Interpretability analysis
Logistic regression classifier is linear and thus not able to model possible non-monotonic relations between predictors and outcome. Random forest and gradient boosting classifiers are able model complex, non-monotonous relations, but they are so called black box models which means non-interpretable classifiers. Relations between inputs and output are difficult to understand directly from the parameters or structure of trained model. Hence, SHAP values and PDP plots were used to conduct post-hoc interpretability analysis for the random forest classifier. SHAP values enable to calculate exactly for the tree classifiers (such as random forest) by using the mature treeSHAP method17.
We performed data flow (Figure S1B) to train the random forest classifier and calculated SHAP values of the variables collected from the baseline visit until 6 months after the baseline ESS. Figure 3 shows variables sorted by the highest sum of absolute SHAP values over all patients. The distributions of the data points on the plots show the impacts of each variable for the classifier output. We detected that high number of visits after baseline ESS and short time between baseline visit and baseline ESS both increased the revision ESS risk. In addition, CRSwNP, asthma and NERD increased revision ESS risk. SHAP values show that the age of patients and the visit frequency from baseline visit to baseline ESS affected revision ESS risk in a non-monotonic way. That is, the red values (the higher than the average values) of these variables are dispersed on both sides of the scale (Figure 3).

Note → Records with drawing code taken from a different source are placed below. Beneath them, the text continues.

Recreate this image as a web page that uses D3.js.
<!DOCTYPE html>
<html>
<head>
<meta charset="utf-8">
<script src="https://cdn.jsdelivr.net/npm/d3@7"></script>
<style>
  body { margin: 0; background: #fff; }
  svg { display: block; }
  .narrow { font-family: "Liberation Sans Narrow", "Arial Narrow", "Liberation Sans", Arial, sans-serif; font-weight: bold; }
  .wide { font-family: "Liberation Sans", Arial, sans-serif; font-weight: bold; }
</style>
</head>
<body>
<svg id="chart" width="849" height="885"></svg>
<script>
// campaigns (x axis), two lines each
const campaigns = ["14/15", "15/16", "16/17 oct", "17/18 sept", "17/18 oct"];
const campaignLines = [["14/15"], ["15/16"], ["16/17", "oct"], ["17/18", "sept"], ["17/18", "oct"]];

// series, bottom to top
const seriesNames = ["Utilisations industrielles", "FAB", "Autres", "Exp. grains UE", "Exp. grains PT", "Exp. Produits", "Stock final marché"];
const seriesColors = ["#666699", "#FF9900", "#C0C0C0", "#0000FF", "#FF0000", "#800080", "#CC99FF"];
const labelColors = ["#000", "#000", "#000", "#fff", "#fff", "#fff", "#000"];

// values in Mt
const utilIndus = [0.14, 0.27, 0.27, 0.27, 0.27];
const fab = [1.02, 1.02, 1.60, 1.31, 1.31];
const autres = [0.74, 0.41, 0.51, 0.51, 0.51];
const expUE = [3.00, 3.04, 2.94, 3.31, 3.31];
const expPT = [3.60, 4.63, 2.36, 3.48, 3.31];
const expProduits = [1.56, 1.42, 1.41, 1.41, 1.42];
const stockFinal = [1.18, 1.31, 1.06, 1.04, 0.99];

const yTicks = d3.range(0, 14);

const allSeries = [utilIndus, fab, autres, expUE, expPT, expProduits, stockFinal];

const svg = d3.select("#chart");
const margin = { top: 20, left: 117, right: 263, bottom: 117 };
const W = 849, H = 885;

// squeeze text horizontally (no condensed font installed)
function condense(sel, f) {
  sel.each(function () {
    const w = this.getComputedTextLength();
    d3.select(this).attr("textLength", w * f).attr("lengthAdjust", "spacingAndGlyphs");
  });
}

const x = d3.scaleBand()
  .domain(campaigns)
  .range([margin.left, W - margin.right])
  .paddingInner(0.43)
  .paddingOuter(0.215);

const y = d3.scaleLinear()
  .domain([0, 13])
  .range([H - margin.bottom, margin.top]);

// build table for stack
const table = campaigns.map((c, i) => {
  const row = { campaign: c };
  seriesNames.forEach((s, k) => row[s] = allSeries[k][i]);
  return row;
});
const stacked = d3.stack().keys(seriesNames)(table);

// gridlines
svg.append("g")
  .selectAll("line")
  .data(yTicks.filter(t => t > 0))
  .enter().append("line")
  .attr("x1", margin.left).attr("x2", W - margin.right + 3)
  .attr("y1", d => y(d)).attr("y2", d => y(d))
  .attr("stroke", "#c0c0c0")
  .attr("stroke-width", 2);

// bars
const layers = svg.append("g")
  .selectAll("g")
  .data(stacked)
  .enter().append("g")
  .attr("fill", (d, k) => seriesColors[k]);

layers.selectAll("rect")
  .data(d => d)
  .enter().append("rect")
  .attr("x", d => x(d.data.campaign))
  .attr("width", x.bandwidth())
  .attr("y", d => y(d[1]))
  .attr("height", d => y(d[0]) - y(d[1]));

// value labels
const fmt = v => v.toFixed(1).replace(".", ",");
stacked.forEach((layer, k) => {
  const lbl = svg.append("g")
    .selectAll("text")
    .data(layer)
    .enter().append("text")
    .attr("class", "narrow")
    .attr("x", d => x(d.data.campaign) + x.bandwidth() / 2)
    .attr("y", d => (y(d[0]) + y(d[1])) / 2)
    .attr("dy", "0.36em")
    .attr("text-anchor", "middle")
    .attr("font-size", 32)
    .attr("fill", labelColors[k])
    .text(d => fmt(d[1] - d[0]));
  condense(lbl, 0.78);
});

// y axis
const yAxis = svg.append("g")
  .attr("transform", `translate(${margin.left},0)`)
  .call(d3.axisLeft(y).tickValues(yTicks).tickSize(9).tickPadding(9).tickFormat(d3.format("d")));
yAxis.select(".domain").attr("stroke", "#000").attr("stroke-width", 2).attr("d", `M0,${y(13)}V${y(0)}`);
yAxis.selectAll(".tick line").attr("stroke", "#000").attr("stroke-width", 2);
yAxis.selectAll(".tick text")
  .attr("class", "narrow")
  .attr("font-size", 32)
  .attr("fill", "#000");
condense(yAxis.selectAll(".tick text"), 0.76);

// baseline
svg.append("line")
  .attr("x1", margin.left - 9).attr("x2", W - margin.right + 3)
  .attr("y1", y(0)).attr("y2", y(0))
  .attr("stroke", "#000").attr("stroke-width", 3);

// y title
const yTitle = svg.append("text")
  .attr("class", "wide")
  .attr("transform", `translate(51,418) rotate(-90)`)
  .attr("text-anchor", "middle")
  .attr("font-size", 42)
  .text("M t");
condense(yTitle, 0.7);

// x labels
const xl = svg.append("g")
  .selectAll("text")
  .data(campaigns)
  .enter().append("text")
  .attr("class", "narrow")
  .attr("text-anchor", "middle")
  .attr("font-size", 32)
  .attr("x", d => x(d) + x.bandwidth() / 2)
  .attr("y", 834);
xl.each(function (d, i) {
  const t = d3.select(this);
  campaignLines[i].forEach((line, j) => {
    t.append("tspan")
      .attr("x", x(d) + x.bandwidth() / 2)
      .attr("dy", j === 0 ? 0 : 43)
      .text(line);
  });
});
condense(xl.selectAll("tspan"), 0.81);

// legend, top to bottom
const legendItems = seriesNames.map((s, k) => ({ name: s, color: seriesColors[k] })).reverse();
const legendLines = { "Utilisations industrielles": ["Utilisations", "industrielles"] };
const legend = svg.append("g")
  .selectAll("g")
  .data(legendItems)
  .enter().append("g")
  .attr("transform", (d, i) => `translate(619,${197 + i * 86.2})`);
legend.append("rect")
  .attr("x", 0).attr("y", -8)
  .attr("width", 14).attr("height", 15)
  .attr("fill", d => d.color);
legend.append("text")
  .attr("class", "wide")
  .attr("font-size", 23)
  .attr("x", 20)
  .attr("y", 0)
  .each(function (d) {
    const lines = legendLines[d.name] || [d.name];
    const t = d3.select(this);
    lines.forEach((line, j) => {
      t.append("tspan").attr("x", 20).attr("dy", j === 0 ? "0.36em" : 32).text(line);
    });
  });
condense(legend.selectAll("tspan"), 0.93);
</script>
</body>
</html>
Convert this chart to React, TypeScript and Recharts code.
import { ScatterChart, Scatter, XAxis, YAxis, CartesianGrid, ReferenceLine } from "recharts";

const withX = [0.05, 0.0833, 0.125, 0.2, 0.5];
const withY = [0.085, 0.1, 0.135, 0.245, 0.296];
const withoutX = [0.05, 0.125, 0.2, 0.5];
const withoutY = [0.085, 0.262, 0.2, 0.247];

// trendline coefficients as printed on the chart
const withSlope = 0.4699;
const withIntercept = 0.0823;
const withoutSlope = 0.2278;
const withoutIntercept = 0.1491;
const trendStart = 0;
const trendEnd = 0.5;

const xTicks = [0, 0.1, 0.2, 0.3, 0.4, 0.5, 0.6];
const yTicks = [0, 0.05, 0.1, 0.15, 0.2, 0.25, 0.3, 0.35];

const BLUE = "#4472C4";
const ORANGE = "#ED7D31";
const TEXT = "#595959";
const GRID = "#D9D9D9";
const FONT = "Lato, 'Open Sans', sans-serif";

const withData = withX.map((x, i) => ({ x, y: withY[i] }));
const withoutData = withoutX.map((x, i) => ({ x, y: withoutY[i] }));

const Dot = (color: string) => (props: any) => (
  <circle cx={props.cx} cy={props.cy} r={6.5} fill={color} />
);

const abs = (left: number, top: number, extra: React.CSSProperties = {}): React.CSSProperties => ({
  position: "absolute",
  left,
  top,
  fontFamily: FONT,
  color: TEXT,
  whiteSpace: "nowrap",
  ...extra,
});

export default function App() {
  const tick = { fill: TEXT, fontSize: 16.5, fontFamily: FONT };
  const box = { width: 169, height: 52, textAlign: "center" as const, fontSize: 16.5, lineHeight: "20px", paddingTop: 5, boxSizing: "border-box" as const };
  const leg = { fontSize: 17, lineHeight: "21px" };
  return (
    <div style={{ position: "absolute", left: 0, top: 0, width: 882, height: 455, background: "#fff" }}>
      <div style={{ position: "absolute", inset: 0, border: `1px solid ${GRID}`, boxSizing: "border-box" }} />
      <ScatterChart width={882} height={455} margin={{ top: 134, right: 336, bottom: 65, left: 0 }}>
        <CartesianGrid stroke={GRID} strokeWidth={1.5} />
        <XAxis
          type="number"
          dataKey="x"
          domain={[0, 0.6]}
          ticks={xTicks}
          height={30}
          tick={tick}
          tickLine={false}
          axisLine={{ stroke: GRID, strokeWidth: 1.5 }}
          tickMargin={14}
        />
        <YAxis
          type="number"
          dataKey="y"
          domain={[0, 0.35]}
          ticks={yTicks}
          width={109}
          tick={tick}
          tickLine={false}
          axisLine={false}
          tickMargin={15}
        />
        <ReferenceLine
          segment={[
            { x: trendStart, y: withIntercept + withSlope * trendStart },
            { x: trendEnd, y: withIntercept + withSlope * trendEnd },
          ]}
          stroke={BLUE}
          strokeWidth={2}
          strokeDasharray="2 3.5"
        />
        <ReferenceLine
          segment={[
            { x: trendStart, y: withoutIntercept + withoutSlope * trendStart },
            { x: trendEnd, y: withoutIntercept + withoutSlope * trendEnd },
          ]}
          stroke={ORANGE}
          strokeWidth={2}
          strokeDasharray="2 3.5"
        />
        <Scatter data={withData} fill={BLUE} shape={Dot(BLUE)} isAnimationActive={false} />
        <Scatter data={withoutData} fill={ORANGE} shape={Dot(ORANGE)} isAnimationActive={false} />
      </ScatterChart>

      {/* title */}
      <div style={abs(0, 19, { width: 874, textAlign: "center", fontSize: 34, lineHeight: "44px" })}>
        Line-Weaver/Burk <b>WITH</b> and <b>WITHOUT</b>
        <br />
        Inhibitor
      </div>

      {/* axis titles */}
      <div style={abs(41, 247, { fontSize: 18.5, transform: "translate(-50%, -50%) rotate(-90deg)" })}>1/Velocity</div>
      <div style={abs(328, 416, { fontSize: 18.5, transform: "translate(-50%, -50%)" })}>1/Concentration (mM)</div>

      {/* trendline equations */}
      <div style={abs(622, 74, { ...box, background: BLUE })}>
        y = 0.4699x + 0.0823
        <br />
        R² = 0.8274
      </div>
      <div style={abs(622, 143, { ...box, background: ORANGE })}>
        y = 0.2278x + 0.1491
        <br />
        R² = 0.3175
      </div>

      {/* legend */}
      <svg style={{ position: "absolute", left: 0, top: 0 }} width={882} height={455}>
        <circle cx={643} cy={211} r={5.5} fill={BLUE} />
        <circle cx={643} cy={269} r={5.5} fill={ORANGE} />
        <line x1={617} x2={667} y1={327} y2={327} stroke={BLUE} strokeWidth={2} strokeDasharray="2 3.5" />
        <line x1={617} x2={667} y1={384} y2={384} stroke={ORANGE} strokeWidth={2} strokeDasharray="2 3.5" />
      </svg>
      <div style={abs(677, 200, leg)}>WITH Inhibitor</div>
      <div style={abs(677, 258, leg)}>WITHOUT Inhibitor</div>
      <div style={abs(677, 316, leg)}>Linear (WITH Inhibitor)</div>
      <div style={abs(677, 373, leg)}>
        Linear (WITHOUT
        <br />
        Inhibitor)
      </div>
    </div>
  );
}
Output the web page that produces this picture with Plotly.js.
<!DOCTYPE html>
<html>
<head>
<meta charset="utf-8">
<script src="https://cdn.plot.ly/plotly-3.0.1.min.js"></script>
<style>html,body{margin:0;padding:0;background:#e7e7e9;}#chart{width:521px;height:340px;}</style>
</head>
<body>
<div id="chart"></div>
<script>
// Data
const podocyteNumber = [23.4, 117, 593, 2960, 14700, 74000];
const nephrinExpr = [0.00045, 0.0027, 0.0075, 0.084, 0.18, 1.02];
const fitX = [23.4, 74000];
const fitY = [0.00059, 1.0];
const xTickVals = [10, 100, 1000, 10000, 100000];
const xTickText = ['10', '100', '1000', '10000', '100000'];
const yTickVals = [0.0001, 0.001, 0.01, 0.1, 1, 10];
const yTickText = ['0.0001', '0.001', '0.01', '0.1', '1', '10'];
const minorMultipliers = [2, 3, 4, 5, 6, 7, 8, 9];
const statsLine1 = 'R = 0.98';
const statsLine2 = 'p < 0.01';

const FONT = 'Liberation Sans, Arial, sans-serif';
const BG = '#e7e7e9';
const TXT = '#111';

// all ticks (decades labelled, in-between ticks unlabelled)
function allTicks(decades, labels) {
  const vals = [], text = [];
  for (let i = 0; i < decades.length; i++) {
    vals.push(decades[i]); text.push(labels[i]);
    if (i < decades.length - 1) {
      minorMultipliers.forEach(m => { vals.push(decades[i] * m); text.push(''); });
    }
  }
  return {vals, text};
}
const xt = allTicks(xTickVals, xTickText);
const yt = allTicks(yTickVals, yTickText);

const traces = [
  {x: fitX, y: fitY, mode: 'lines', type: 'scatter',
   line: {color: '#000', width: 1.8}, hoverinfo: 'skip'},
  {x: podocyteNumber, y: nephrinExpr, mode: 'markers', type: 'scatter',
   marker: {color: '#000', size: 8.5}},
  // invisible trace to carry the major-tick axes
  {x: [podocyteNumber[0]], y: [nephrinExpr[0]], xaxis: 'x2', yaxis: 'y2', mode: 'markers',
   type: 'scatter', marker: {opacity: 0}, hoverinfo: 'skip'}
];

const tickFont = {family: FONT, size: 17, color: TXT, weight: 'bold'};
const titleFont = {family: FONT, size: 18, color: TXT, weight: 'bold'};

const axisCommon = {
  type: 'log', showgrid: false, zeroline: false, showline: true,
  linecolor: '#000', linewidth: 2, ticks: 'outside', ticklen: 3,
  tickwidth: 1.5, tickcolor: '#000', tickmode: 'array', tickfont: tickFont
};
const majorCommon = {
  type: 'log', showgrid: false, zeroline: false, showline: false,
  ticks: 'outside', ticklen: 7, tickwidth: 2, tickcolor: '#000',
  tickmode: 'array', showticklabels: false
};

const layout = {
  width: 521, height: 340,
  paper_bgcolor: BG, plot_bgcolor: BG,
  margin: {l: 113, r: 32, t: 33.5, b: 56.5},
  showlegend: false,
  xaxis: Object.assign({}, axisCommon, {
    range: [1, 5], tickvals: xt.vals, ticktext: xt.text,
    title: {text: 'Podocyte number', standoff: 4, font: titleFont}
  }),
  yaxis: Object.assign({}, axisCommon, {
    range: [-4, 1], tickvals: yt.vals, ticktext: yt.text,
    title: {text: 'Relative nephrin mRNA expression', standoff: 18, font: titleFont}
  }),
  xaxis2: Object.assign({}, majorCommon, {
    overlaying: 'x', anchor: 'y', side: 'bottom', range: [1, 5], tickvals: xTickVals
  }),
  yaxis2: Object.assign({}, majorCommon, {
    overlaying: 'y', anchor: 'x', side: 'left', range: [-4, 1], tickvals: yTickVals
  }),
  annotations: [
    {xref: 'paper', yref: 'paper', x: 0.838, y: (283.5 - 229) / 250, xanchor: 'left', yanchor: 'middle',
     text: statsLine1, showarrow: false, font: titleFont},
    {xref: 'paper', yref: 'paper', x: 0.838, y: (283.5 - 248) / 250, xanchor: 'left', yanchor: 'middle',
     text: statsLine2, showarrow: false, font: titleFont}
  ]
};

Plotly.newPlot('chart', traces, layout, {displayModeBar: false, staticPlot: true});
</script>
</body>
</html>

We formed PDP plots of the ten variables with the highest SHAP values. The plots of the following variables showed a large risk score scale for a revision ESS: the number of visits 6 (or 3) months after the baseline ESS, the time between baseline visit and baseline ESS, age, the number of visits between baseline visit and baseline ESS, CRSwNP and asthma. The average predicted risk score varied more than .02 units between the low and high value of these predictors, whereas for the other predictors the PDP risk score varied less than .02 units (Figure S4). The PDP plot of the number of visits 6 months after the baseline ESS, showed a large scale of the risk score ranging from value of .1 for patients with less than two visits after baseline ESS, up to a value of about .35 for patients with more than seven visits (Figure S4A). Similarly, if patient had two or more postoperative visits within the 3 months, the risk score for revision ESS increased (Figure S4D). The plot of the time between baseline visit and baseline ESS showed a sharp drop of the risk score after about 100 days (Figure S4F). When the time between baseline visit and ESS was less than 100 days, the risk score was about .15. When the time increases to > 500 days, the risk score decreases to < .13. The PDP curve for age was non-monotonic and the risk scores varied from .1 for patients with age from 10-30 years, to about .17 for patients with age from 60-70 years (Figure S4E). The risk scores were .13- .15 for patients with age from 30-60 or over 70 years. The number of visits between baseline visit and baseline ESS was non-monotonic. The patients with 10-20 visits between the baseline visit and baseline ESS had smaller risk for revision ESS than the patients with less than 10 or more than 20 visits (Figure S4I).